While curr node has child, go as deep as possible and update max_depth.

For each node, find its leftmost and rightmost depth, and record the largest diameter found so far. When all nodes have been traversed, the longest diameter will be found.

The condition for a balanced binary tree is that the abs(height[left] - height[right]) <=1. (Provided that height[leaf] = 0). To calculate height, height[node] = height[child] + 1. If any of the subtree of current node is not balanced, simply return false.

Check if each node matches one another, and there is no extra node in any tree.

If current node == sub, check all sub trees. If not exactly matched, need to continue by searching through dfs(curr->left) || dfs(curr->right).

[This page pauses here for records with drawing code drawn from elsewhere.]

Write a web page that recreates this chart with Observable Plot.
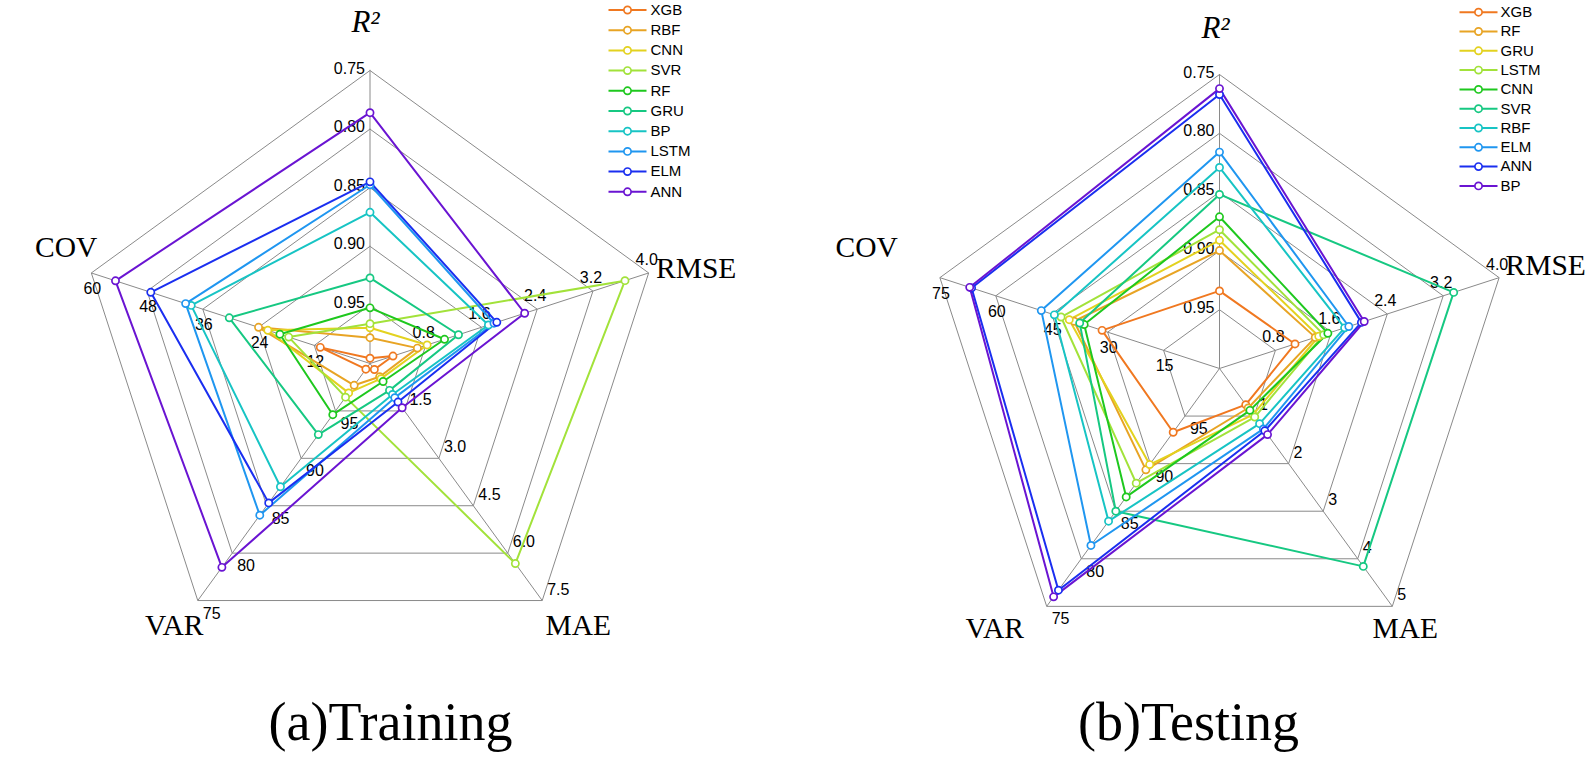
<!DOCTYPE html>
<html><head><meta charset="utf-8">
<script src="https://cdn.jsdelivr.net/npm/d3@7"></script>
<script src="https://cdn.jsdelivr.net/npm/@observablehq/plot@0.6"></script>
<style>html,body{margin:0;padding:0;background:#fff;} #chart svg{display:block}</style>
</head><body><div id="chart"></div>
<script>
// ---------- data ----------
const metrics = ["R2", "RMSE", "MAE", "VAR", "COV"];
const palette = ["#f07820", "#e8a424", "#e3d21f", "#a2e23a", "#1ec81e", "#16c882", "#17c4c4", "#1f96f0", "#1a2ef0", "#6a14d2"];

const trainModels = ["XGB", "RBF", "CNN", "SVR", "RF", "GRU", "BP", "LSTM", "ELM", "ANN"];
const trainR2   = [0.9955, 0.978, 0.9695, 0.966, 0.9525, 0.927, 0.871, 0.8475, 0.845, 0.786];
const trainRMSE = [0.33, 0.68, 0.82, 3.66, 1.07, 1.27, 1.70, 1.78, 1.82, 2.22];
const trainMAE  = [0.19, 0.42, 0.48, 6.33, 0.57, 0.85, 0.98, 1.08, 1.22, 1.40];
const trainVAR  = [99.4, 97.7, 96.9, 96.45, 94.6, 92.5, 87.0, 84.0, 85.3, 78.5];
const trainCOV  = [10.7, 24.0, 22.0, 17.5, 19.4, 30.3, 38.5, 39.7, 47.2, 54.8];

const testModels = ["XGB", "RF", "GRU", "LSTM", "CNN", "SVR", "RBF", "ELM", "ANN", "BP"];
const testR2   = [0.934, 0.8997, 0.891, 0.882, 0.871, 0.852, 0.829, 0.816, 0.767, 0.762];
const testRMSE = [1.08, 1.37, 1.42, 1.49, 1.55, 3.35, 1.79, 1.85, 2.03, 2.07];
const testMAE  = [0.76, 0.83, 0.97, 1.02, 0.88, 4.16, 1.16, 1.27, 1.31, 1.39];
const testVAR  = [93.3, 89.35, 89.9, 87.95, 86.5, 85.0, 83.95, 81.4, 76.7, 76.0];
const testCOV  = [31.5, 39.0, 40.3, 42.5, 36.3, 37.5, 44.3, 47.8, 66.5, 67.0];

const trainR2Ticks   = ["0.95", "0.90", "0.85", "0.80", "0.75"];
const trainRMSETicks = ["0.8", "1.6", "2.4", "3.2", "4.0"];
const trainMAETicks  = ["1.5", "3.0", "4.5", "6.0", "7.5"];
const trainVARTicks  = ["95", "90", "85", "80", "75"];
const trainCOVTicks  = ["12", "24", "36", "48", "60"];

const testR2Ticks   = ["0.95", "0.90", "0.85", "0.80", "0.75"];
const testRMSETicks = ["0.8", "1.6", "2.4", "3.2", "4.0"];
const testMAETicks  = ["1", "2", "3", "4", "5"];
const testVARTicks  = ["95", "90", "85", "80", "75"];
const testCOVTicks  = ["15", "30", "45", "60", "75"];

const axisTitles = ["R²", "RMSE", "MAE", "VAR", "COV"];
const chartTitles = ["(a)Training", "(b)Testing"];

// ---------- layout ----------
const W = 1594, H = 762;
const deg = Math.PI / 180;
const charts = [
  {key: "train", cx: 369.5, cy: 363, R: 293, models: trainModels,
   cols: [trainR2, trainRMSE, trainMAE, trainVAR, trainCOV],
   ticks: [trainR2Ticks, trainRMSETicks, trainMAETicks, trainVARTicks, trainCOVTicks],
   titleOff: [[-4.5, -341, "middle"], [286, -95, "start"], [175.5, 262, "start"], [-225, 262, "start"], [-335, -116, "start"]],
   caption: [20.5, 359],
   legend: {x0: 608, x1: 646, xt: 650, y0: 9.5, dy: 20.2}},
  {key: "test", cx: 1219, cy: 368, R: 294, models: testModels,
   cols: [testR2, testRMSE, testMAE, testVAR, testCOV],
   ticks: [testR2Ticks, testRMSETicks, testMAETicks, testVARTicks, testCOVTicks],
   titleOff: [[-4, -340, "middle"], [286, -103, "start"], [153, 260, "start"], [-254, 260, "start"], [-384, -121, "start"]],
   caption: [-31, 354],
   legend: {x0: 1459, x1: 1497, xt: 1500, y0: 11.7, dy: 19.3}}
];

function P(c, j, r) {
  const a = j * 72 * deg;
  return [c.cx + c.R * r * Math.sin(a), c.cy - c.R * r * Math.cos(a)];
}
function radius(ticks, v) {
  const t = ticks.map(Number);
  const c0 = 2 * t[0] - t[1];
  return (v - c0) / (t[4] - c0);
}

const gridRings = [], spokes = [], tickRows = [], seriesRows = [], dotRows = [], titleRows = [], legendRows = [], captionRows = [];
charts.forEach((c, ci) => {
  for (let k = 1; k <= 5; k++) {
    for (let j = 0; j <= 5; j++) {
      const [x, y] = P(c, j % 5, k / 5);
      gridRings.push({z: c.key + k, x, y});
    }
  }
  for (let j = 0; j < 5; j++) {
    const [x2, y2] = P(c, j, 1);
    spokes.push({x1: c.cx, y1: c.cy, x2, y2});
    c.ticks[j].forEach((lab, k) => {
      const [x, y] = P(c, j, (k + 1) / 5);
      tickRows.push({m: j, x, y, lab});
    });
    const [dx, dy, anchor] = c.titleOff[j];
    titleRows.push({x: c.cx + dx, y: c.cy + dy, lab: axisTitles[j], anchor, italic: j === 0});
  }
  captionRows.push({x: c.cx + c.caption[0], y: c.cy + c.caption[1], lab: chartTitles[ci]});
  c.models.forEach((m, i) => {
    for (let j = 0; j <= 5; j++) {
      const jj = j % 5;
      const r = radius(c.ticks[jj], c.cols[jj][i]);
      const [x, y] = P(c, jj, r);
      const row = {z: c.key + m, x, y, color: palette[i]};
      seriesRows.push(row);
      if (j < 5) dotRows.push(row);
    }
    const L = c.legend;
    const yy = L.y0 + L.dy * i;
    legendRows.push({x1: L.x0, x2: L.x1, xc: (L.x0 + L.x1) / 2, xt: L.xt, y: yy, lab: m, color: palette[i]});
  });
});

const tickOpts = [
  {textAnchor: "end", dx: -5, dy: -2},
  {textAnchor: "middle", dx: -2, dy: -13},
  {textAnchor: "start", dx: 5, dy: -11},
  {textAnchor: "start", dx: 5, dy: 13},
  {textAnchor: "middle", dx: 1, dy: 16}
];

const sans = "Liberation Sans, Arial, sans-serif";
const serif = "Liberation Serif, Times New Roman, serif";

const marks = [
  Plot.line(gridRings, {x: "x", y: "y", z: "z", stroke: "#8a8a8a", strokeWidth: 1}),
  Plot.link(spokes, {x1: "x1", y1: "y1", x2: "x2", y2: "y2", stroke: "#8a8a8a", strokeWidth: 1}),
  ...tickOpts.map((o, j) => Plot.text(tickRows.filter(d => d.m === j), {
    x: "x", y: "y", text: "lab", fill: "#000", fontSize: 16, fontFamily: sans, ...o})),
  Plot.line(seriesRows, {x: "x", y: "y", z: "z", stroke: "color", strokeWidth: 2}),
  Plot.dot(dotRows, {x: "x", y: "y", r: 3.6, stroke: "color", fill: "#fff", strokeWidth: 1.7}),
  ...["middle", "start"].map(a => Plot.text(titleRows.filter(d => d.anchor === a && !d.italic), {
    x: "x", y: "y", text: "lab", textAnchor: a, fontSize: 29.5, fontFamily: serif, fill: "#000"})),
  Plot.text(titleRows.filter(d => d.italic), {x: "x", y: "y", text: "lab", fontSize: 31, fontFamily: serif, fontStyle: "italic", fill: "#000"}),
  Plot.text(captionRows, {x: "x", y: "y", text: "lab", fontSize: 54, fontFamily: serif, fill: "#000"}),
  Plot.link(legendRows, {x1: "x1", x2: "x2", y1: "y", y2: "y", stroke: "color", strokeWidth: 2}),
  Plot.dot(legendRows, {x: "xc", y: "y", r: 3.6, stroke: "color", fill: "#fff", strokeWidth: 1.7}),
  Plot.text(legendRows, {x: "xt", y: "y", text: "lab", textAnchor: "start", fontSize: 15, fontFamily: sans, fill: "#000"})
];

const plot = Plot.plot({
  width: W, height: H, margin: 0,
  x: {domain: [0, W], range: [0, W], axis: null},
  y: {domain: [0, H], range: [0, H], axis: null},
  color: {type: "identity"},
  style: {background: "#fff", overflow: "visible"},
  marks
});
document.getElementById("chart").appendChild(plot);
</script>
</body></html>
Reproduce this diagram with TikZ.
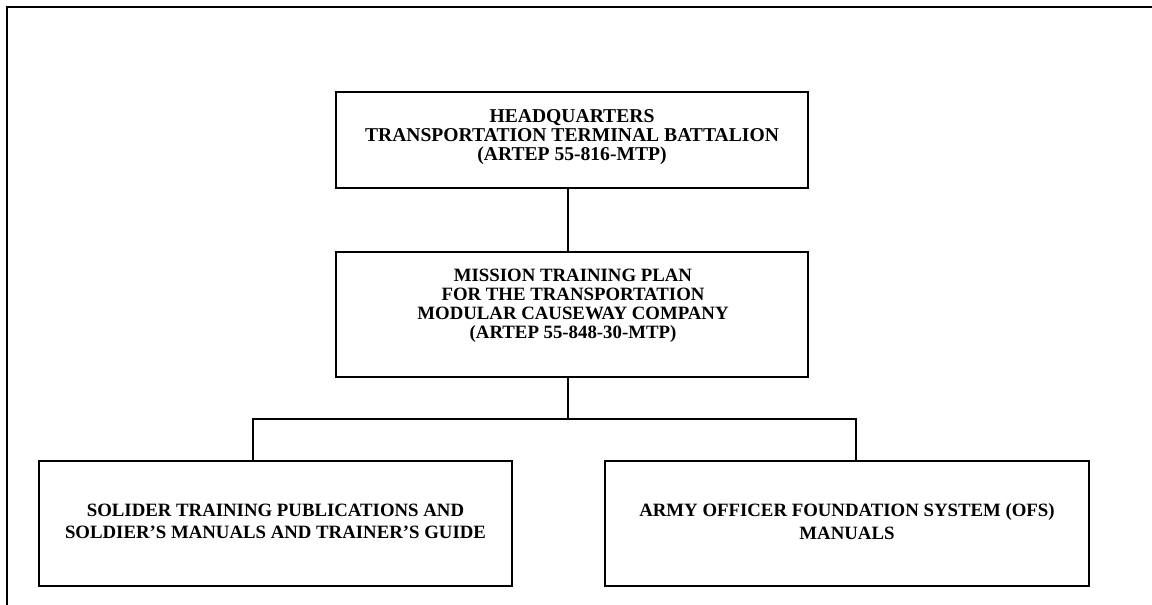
\documentclass[tikz,border=0pt]{standalone}
\usepackage{fontspec}
\setmainfont{Liberation Serif}
\begin{document}
\begin{tikzpicture}[x=1pt,y=-1pt,
  box/.style={draw,line width=1.6pt,inner sep=0pt},
  lbl/.style={inner sep=0pt,align=center,font=\fontsize{18.8}{18.9}\selectfont\bfseries},
  toplbl/.style={lbl,font=\fontsize{19.6}{18.9}\selectfont\bfseries},
  blbl/.style={lbl,font=\fontsize{18.8}{22.5}\selectfont\bfseries},
  link/.style={line width=1.3pt}]
\useasboundingbox (0,0) rectangle (1152,605);
\draw[line width=2.2pt] (7,605) -- (7,7) -- (1152,7);
\node[box,minimum width=472pt,minimum height=96pt] (hq) at (572,140) {};
\node[toplbl] (hqt) at (572,137)
  {HEADQUARTERS\\TRANSPORTATION TERMINAL BATTALION\\(ARTEP 55-816-MTP)};
\node[box,minimum width=472pt,minimum height=125pt] (mtp) at (572,314.5) {};
\node[lbl] (mtpt) at (573,306)
  {MISSION TRAINING PLAN\\FOR THE TRANSPORTATION\\MODULAR CAUSEWAY COMPANY\\(ARTEP 55-848-30-MTP)};
\node[box,minimum width=473pt,minimum height=125pt] (stp) at (275.5,523.5) {};
\node[blbl] (stpt) at (275.5,521.5)
  {SOLIDER TRAINING PUBLICATIONS AND\\SOLDIER'S MANUALS AND TRAINER'S GUIDE};
\node[box,minimum width=484pt,minimum height=125pt] (ofs) at (847,523.5) {};
\node[blbl] (ofst) at (847,521.5)
  {ARMY OFFICER FOUNDATION SYSTEM (OFS)\\MANUALS};
\coordinate (j) at (568,419);
\coordinate (jl) at (253,419);
\coordinate (jr) at (856,419);
\draw[link] (hq.south -| j) -- (mtp.north -| j);
\draw[link] (mtp.south -| j) -- (j);
\draw[link] (jl |- stp.north) -- (jl) -- (jr) -- (jr |- ofs.north);
\end{tikzpicture}
\end{document}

Starting at root, if p->val < root->val and q->val > root->val, then the LCA will be root, else if both < root->val then LCA will be at root->left, so traverse root->left. Else traverse root->right.

Do BFS on tree. First push root to frontier, while frontier is not empty, for every node in frontier, pushes all its children to the frontier, and add current node to a vector. This is how to create level-order traversal.

Create a stack to store visited nodes. We will push curr->left to the node first, then curr->right so that when we pop from the stack we will get the rightmost node. Also, we keep track of current max_level so that for each node, it must at least have level == max_level so that we will add it to the view.

Do DFS, keep track of curr_max along the path, so if curr->val > curr_max, count++, else go explore its children. Must traverse all nodes to determine.

Notice that by doing in-order traversal in BST, we will get the nodes in sorted order. Simply check if curr->val > prev->val, if not return false. This optimizes space and time.

Construct in-order traversal, stop when the size == k.

Preorder guarantees root at 0 indexed, then we try to find root in inorder, partition its left to root->left and right to root->right. In pre-order, the next mid elements will be in the left, and the remaining will be in the right, where mid = index of inorder where its value = preorder[0].

There are two possibilities to get path sum, one is max_path(curr->left) + curr->val + max_path(curr->right), one is parent(curr) + curr->val + max(max_path(curr->left), max_path(curr->right)). Need to check both path sum and only store the maximum path sum to the global variable.

From a binary tree, create its pre-order traversal and then store as a string (each node can be separated by whitespace, NULL need to be represented as N or smth else). Then from the string, we can construct the binary tree back, since we know the root, and that for each node, we know if it contains children or is just a leaf node.